• **SET PROBLEM**
In the entries, find all lines that hold the word "this" and copy them.

• **DATA TO PROCESS**

────

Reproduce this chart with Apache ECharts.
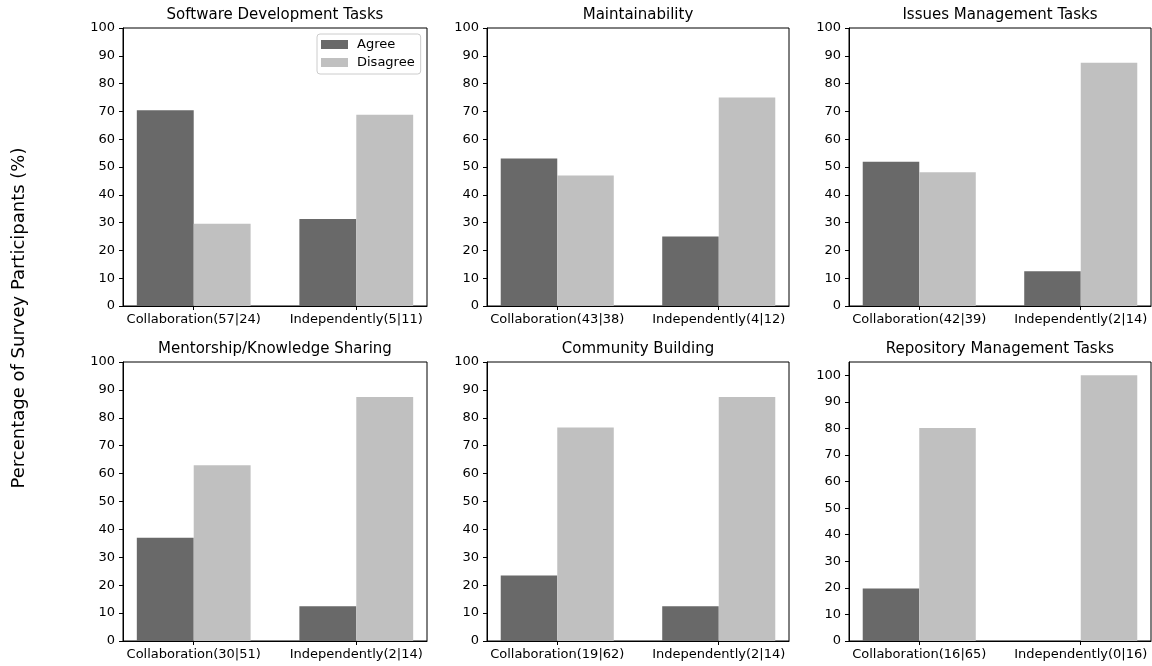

────

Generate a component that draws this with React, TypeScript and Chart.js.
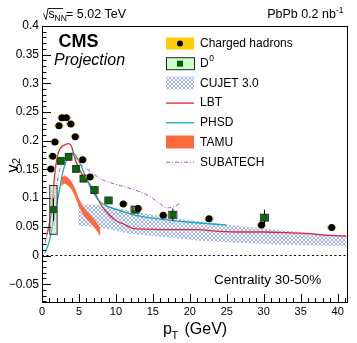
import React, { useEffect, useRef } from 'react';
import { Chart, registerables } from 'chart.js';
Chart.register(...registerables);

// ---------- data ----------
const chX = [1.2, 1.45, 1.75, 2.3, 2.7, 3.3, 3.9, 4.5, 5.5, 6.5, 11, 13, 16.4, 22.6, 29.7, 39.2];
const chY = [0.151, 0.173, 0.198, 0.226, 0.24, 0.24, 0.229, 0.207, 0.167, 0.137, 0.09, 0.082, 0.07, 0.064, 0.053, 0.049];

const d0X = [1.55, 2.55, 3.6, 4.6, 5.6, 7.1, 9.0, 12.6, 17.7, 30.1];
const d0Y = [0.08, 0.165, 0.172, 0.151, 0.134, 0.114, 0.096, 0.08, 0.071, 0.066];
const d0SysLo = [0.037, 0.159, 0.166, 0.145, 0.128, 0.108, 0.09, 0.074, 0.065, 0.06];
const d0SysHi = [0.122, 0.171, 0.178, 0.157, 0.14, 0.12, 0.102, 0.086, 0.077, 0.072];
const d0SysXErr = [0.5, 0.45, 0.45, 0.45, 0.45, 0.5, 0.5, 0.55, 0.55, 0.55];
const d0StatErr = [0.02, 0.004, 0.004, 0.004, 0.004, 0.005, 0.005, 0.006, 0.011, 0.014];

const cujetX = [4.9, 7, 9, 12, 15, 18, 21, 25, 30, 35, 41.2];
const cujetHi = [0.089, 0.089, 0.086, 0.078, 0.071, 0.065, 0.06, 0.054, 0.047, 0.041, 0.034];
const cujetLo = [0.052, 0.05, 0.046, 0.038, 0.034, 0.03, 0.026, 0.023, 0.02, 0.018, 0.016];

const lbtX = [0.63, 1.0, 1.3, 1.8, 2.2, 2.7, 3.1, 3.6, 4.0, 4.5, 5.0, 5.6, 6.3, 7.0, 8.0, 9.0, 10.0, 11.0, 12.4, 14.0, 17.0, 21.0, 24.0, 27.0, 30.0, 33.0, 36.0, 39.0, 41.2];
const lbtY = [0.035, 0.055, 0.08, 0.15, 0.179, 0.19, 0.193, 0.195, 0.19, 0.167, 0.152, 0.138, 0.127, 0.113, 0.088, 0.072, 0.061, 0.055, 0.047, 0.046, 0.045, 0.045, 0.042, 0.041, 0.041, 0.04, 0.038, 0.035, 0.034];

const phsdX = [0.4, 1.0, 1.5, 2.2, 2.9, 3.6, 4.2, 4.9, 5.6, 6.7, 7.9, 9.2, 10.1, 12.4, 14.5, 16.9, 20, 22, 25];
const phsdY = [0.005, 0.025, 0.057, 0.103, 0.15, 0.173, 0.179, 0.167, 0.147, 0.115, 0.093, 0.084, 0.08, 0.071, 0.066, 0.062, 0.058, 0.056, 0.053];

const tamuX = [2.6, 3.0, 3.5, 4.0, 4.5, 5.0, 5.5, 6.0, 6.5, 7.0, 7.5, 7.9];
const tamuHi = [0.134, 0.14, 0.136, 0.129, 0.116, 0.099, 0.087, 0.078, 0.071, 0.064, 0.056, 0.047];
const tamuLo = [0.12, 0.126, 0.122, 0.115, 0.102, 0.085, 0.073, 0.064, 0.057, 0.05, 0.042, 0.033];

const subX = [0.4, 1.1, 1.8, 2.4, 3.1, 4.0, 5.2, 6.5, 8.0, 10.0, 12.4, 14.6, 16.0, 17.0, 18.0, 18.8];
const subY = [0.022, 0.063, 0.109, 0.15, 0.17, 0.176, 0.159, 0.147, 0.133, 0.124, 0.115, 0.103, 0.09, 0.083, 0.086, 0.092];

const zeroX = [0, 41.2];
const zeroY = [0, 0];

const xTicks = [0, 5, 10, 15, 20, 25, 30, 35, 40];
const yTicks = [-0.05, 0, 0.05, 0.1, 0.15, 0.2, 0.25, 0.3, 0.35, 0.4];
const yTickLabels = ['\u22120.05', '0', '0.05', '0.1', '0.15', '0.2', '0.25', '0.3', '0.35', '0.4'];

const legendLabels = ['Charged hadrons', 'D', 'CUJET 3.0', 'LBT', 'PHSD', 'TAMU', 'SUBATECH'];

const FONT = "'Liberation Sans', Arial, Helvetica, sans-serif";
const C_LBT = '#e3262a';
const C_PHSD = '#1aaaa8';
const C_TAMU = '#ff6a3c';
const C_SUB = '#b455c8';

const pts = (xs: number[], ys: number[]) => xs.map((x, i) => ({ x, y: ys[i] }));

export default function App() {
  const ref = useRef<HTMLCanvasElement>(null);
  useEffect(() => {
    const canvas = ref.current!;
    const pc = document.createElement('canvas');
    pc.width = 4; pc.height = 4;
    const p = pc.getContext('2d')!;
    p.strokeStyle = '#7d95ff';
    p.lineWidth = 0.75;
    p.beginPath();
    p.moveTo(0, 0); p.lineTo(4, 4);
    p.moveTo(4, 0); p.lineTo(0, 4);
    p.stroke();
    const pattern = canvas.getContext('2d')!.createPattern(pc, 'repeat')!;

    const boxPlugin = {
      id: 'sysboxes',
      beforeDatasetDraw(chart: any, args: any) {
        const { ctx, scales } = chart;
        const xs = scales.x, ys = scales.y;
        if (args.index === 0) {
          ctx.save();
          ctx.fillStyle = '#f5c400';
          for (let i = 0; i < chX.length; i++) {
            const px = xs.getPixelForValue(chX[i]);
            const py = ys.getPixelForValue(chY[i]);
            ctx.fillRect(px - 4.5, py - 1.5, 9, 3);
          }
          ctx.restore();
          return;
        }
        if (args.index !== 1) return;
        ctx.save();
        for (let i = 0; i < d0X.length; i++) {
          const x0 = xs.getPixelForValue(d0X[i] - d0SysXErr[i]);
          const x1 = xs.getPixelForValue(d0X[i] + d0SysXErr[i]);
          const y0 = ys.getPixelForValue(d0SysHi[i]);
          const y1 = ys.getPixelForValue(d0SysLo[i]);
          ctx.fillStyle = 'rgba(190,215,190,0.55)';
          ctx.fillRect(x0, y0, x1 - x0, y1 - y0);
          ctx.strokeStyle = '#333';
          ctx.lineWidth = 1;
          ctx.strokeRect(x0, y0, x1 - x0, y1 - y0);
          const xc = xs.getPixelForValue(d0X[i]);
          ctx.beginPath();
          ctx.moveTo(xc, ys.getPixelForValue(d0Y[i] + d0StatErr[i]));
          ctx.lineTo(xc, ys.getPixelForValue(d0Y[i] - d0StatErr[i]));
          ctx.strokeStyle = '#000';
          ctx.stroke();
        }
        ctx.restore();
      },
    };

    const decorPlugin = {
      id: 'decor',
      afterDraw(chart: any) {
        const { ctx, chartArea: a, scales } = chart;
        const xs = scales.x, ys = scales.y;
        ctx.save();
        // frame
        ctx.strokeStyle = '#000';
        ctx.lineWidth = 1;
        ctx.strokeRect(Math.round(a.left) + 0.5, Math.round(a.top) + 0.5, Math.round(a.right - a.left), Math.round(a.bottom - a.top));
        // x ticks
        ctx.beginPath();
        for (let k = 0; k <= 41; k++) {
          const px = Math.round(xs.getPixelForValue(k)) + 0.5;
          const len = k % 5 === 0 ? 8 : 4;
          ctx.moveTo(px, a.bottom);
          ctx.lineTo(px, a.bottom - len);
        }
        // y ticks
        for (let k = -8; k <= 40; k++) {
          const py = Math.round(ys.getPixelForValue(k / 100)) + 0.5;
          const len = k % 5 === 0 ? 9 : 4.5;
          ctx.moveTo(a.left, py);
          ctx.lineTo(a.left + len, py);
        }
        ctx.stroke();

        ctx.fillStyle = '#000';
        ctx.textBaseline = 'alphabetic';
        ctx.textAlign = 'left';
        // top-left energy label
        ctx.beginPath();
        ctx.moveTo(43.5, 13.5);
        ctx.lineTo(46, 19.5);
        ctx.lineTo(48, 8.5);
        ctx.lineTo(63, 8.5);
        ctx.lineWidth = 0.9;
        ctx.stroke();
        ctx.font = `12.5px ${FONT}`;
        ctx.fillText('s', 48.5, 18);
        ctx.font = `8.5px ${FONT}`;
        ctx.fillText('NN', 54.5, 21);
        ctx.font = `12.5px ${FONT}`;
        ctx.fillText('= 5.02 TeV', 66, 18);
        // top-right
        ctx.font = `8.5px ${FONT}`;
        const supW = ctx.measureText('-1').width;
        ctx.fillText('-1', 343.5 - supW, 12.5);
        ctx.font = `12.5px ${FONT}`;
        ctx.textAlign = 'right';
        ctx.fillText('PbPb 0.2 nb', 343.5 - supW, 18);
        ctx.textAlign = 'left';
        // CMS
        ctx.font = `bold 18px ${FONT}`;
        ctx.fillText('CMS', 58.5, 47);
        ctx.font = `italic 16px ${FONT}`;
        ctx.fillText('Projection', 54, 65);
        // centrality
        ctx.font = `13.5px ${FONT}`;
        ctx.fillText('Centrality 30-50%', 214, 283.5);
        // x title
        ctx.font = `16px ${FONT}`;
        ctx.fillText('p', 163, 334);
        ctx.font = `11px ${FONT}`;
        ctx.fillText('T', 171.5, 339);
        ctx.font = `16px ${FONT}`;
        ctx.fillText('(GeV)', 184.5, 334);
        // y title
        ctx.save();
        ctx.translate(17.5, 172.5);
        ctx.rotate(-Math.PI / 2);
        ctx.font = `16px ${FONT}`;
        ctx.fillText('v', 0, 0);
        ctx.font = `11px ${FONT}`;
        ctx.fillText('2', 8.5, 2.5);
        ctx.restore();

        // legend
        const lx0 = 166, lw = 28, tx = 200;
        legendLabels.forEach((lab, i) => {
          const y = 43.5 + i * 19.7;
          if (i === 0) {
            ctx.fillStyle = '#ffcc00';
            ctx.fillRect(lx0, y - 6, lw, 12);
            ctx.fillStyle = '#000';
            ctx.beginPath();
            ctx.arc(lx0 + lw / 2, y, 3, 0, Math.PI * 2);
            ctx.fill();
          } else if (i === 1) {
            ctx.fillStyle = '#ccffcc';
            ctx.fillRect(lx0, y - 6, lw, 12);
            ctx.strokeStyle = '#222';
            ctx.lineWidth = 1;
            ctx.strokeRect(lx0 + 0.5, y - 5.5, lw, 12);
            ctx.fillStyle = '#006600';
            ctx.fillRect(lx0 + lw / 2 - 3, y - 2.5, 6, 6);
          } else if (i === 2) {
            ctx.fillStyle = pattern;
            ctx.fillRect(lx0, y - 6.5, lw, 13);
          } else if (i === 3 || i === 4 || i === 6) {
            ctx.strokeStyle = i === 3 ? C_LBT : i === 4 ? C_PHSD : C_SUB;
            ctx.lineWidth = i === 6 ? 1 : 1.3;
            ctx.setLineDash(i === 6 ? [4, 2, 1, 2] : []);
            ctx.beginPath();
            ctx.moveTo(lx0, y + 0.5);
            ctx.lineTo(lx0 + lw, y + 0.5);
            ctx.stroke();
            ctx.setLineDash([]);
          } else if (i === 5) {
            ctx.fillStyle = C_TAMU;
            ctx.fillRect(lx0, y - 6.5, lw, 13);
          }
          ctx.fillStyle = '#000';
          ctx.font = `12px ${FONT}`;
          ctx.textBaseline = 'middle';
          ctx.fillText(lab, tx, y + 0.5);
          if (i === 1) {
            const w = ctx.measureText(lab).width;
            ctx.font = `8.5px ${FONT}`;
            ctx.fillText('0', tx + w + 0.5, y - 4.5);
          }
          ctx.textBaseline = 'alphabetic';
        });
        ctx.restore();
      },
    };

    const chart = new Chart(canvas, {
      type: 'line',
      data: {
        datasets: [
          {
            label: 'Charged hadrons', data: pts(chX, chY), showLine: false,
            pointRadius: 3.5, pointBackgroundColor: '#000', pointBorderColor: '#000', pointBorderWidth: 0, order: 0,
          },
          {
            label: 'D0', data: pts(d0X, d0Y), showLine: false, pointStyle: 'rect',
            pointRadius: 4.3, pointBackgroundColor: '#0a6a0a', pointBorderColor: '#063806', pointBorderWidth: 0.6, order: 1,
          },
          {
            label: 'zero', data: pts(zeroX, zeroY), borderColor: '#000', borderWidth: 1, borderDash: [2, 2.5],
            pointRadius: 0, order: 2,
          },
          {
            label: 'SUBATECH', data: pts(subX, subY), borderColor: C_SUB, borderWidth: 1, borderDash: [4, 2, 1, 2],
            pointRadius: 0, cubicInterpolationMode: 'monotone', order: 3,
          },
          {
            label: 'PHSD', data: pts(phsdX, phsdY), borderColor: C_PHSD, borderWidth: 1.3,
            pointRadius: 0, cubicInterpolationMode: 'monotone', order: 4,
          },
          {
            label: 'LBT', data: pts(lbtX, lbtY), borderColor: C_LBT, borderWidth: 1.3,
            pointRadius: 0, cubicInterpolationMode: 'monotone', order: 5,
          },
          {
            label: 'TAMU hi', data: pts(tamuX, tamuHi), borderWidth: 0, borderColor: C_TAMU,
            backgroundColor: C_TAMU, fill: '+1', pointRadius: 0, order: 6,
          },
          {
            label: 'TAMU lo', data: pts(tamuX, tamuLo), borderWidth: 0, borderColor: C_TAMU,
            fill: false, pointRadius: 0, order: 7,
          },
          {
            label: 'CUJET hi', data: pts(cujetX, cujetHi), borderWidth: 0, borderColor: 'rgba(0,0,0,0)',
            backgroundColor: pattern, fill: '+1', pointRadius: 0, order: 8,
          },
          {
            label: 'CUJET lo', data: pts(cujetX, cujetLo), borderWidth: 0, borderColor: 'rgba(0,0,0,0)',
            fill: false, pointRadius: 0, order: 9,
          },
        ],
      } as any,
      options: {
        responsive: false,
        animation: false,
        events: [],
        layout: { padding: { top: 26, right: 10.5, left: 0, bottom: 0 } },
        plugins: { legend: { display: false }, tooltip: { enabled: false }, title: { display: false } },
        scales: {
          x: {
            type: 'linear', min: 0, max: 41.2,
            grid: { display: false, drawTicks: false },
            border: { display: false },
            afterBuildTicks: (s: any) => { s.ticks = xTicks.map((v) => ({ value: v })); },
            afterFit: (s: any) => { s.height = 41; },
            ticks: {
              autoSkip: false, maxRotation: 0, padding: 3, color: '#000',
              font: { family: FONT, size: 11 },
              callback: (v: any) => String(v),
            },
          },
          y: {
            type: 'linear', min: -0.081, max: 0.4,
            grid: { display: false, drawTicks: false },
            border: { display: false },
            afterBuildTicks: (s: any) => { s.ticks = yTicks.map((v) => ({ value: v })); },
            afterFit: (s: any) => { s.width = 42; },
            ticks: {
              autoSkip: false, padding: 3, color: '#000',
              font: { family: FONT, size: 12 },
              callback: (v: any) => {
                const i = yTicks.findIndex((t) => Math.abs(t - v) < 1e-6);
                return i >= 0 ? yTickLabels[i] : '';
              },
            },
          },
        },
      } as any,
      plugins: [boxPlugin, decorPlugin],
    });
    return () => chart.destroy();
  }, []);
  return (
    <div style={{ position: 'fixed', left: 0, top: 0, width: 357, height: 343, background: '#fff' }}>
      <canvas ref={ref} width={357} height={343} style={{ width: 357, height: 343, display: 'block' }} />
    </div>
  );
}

────

• **COMPLETED TASK**
Reproduce this chart with Apache ECharts.
Generate a component that draws this with React, TypeScript and Chart.js.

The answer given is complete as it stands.